In a 55-page decision released March 15, the court annulled Spanish Data Protection Agency's (AEPD) resolutions calling on Google Spain to exclude personal information captured by the search engine. The court ruled that Google Inc., not its Spanish affiliate, is the data handler and thus is subject to the data handling regulations.
The court overruled a 2014 ruling by the National Court's Administrative Litigation Division, which had rejected Google Spain's administrative appeal of AEPD resolutions from 2011 that demanded they uphold a data subject's right to removal of personal information appearing in search results.
“The Supreme Court says Google Spain doesn't have that data handling co-responsibility because it offers an advertising service that has nothing to do with the search engine—yet at the same time, data protection regulations and European regulations apply because it provides a service for the entity responsible for the data file established in the United States,” Efrén Santos, a partner at ICEF Consultores in Madrid, told Bloomberg BNA March 15.
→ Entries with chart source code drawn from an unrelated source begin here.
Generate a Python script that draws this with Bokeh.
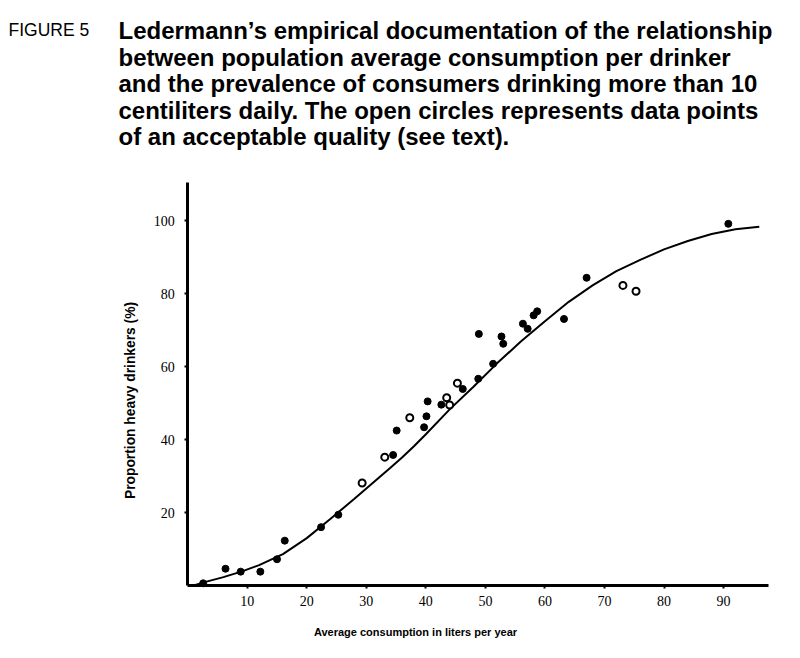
import math
from bokeh.plotting import figure
from bokeh.models import Range1d, FixedTicker, LinearAxis
from bokeh.core.properties import value
from bokeh.embed import file_html
from bokeh.resources import INLINE

# --- data ---
filled_x = [2.6, 6.35, 8.9, 12.2, 15.0, 16.3, 22.4, 25.3, 34.5, 35.1, 39.7, 40.1, 40.3,
            42.6, 46.2, 48.8, 48.9, 51.3, 52.7, 53.0, 56.3, 57.1, 58.1, 58.7, 63.2, 67.0, 90.8]
filled_y = [0.6, 4.6, 3.8, 3.8, 7.2, 12.3, 16.0, 19.4, 35.8, 42.5, 43.4, 46.4, 50.5,
            49.6, 53.9, 56.7, 69.0, 60.8, 68.3, 66.3, 71.8, 70.4, 74.1, 75.2, 73.1, 84.4, 99.2]
open_x = [29.3, 33.1, 37.3, 43.5, 44.0, 45.3, 73.1, 75.3]
open_y = [28.1, 35.2, 46.0, 51.5, 49.5, 55.5, 82.3, 80.7]

curve_x = [1, 3, 6, 9, 12, 16, 20, 24, 28, 30, 32, 34, 36, 38, 40, 44, 48, 52, 56, 60,
           64, 68, 72, 76, 80, 84, 88, 92, 96]
curve_y = [0.0, 1.0, 2.3, 3.8, 5.6, 8.6, 13.0, 18.3, 23.8, 26.6, 29.4, 32.2, 35.1, 38.2,
           41.5, 48.3, 54.5, 61.0, 67.0, 72.5, 77.8, 82.3, 86.2, 89.3, 92.2, 94.5, 96.4,
           97.7, 98.4]

x_ticks = [10, 20, 30, 40, 50, 60, 70, 80, 90]
y_ticks = [20, 40, 60, 80, 100]
x_axis_end = 97.5
y_axis_end = 110.5

title_lines = [
    "Ledermann\u2019s empirical documentation of the relationship",
    "between population average consumption per drinker",
    "and the prevalence of consumers drinking more than 10",
    "centiliters daily. The open circles represents data points",
    "of an acceptable quality (see text).",
]
fig_label = "FIGURE 5"
x_title = "Average consumption in liters per year"
y_title = "Proportion heavy drinkers (%)"

# --- canvas geometry (pixels) ---
W, H = 784, 642
X0_PX, X_PER_UNIT = 187.2, 5.954     # canvas x of value 0, pixels per unit
Y0_PX, Y_PER_UNIT = 585.0, 3.646     # canvas y (from top) of value 0, pixels per unit


def px_x(px):
    return (px - X0_PX) / X_PER_UNIT


def px_y(py):
    return (Y0_PX - py) / Y_PER_UNIT


p = figure(width=W, height=H, output_backend="svg", toolbar_location=None,
           x_range=Range1d(px_x(0), px_x(W)), y_range=Range1d(px_y(H), px_y(0)),
           x_axis_type=None, y_axis_type=None, min_border=0)
p.title.visible = False
p.outline_line_color = None
p.background_fill_color = "white"
p.border_fill_color = "white"

xaxis = LinearAxis(fixed_location=0, bounds=(0, x_axis_end), ticker=FixedTicker(ticks=x_ticks))
yaxis = LinearAxis(fixed_location=0, bounds=(0, y_axis_end), ticker=FixedTicker(ticks=y_ticks))
for ax in (xaxis, yaxis):
    ax.axis_line_width = 3
    ax.axis_line_color = "black"
    ax.major_tick_in = 0
    ax.major_tick_out = 3
    ax.major_tick_line_width = 2
    ax.minor_tick_line_color = None
    ax.major_label_text_font = "Liberation Serif"
    ax.major_label_text_font_size = "14px"
    ax.major_label_text_color = "black"
xaxis.major_label_standoff = 7
yaxis.major_label_standoff = 10
p.add_layout(xaxis, "below")
p.add_layout(yaxis, "left")

# curve and points
p.line(curve_x, curve_y, line_color="black", line_width=2)
p.scatter(filled_x, filled_y, size=7, marker="circle", fill_color="black", line_color="black")
p.scatter(open_x, open_y, size=7, marker="circle", fill_color="white", line_color="black",
          line_width=2)

# axis titles
p.text(x=[px_x(415)], y=[px_y(631)], text=[x_title], text_font=value("Liberation Sans"),
       text_font_style="bold", text_font_size="11px", text_align="center",
       text_baseline="middle", text_color="black")
p.text(x=[px_x(130)], y=[px_y(400)], text=[y_title], angle=math.pi / 2,
       text_font=value("Liberation Sans"), text_font_style="bold", text_font_size="13.8px",
       text_align="center", text_baseline="middle", text_color="black")

# figure caption
p.text(x=[px_x(8)], y=[px_y(29)], text=[fig_label], text_font=value("Liberation Sans"),
       text_font_size="17.5px", text_align="left", text_baseline="alphabetic",
       text_color="black")
baselines = [30.0, 56.5, 83.0, 109.5, 136.0]
p.text(x=[px_x(118)] * len(title_lines), y=[px_y(b) for b in baselines], text=title_lines,
       text_font=value("Liberation Sans"), text_font_style="bold", text_font_size="24px",
       text_align="left", text_baseline="alphabetic", text_color="black")

open("out.html", "w").write(file_html(p, INLINE))
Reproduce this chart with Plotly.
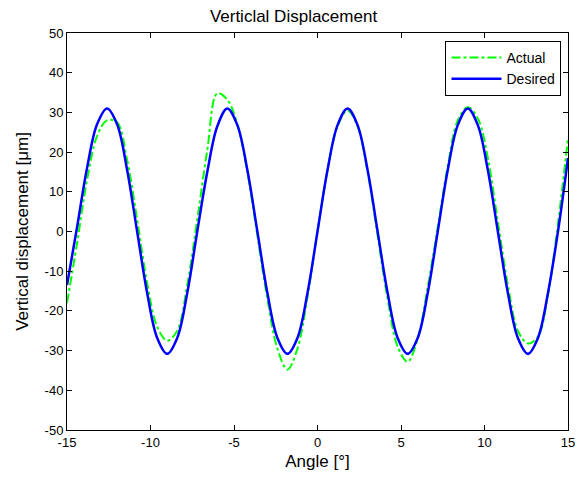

The court said that an entity is considered responsible for data processing based on its “effective participation in the determination of the ends and means of processing” and that Google Spain carries out no activities characteristic of a data handler, according to a March 15 Judiciary Authority statement.
“Only Google Inc. is responsible for processing in that it exclusively determines the ends, conditions and means for the data processing in question,” the court stated, declaring “diverse” AEPD resolutions directed at Google Spain null because the national affiliate isn't “subject to the compliance with obligations established in those resolutions.”
‘Right to Be Forgotten' Intact
According to Santos, the ruling brings no major changes to the “right to be forgotten” policy but means that in any data protection case the AEPD will now have to “go up against the parent company.”
The court's ruling doesn't modify the “principles or weighting criteria” established by the European Court of Justice, but rather “clarifies that the recipient of requests must be Google Inc,” according to an AEPD March 15 statement.
The ECJ's landmark 2014 ruling (C-131/12) recognized EU data subjects' right to compel Internet search engines like Google to remove results linking to websites with personal information when their fundamental right to individual privacy outweighs the public's right to know.
Since May 2014, Google Inc. has maintained an online form in Spanish for data subjects to request removal of search results.
If Google Inc. rejects a data subject's request or the citizen disagrees with the company's response, the AEPD said they could continue to call on the Spanish agency to protect their rights as usual.
According to Santos, Spanish and European courts would still be able to hold Google Inc. accountable in administrative procedures without having to go through U.S. courts.
“On this matter of the right to be forgotten, both the Spanish Data Protection Agency and the agencies of EU member countries still have jurisdiction,” said Santos.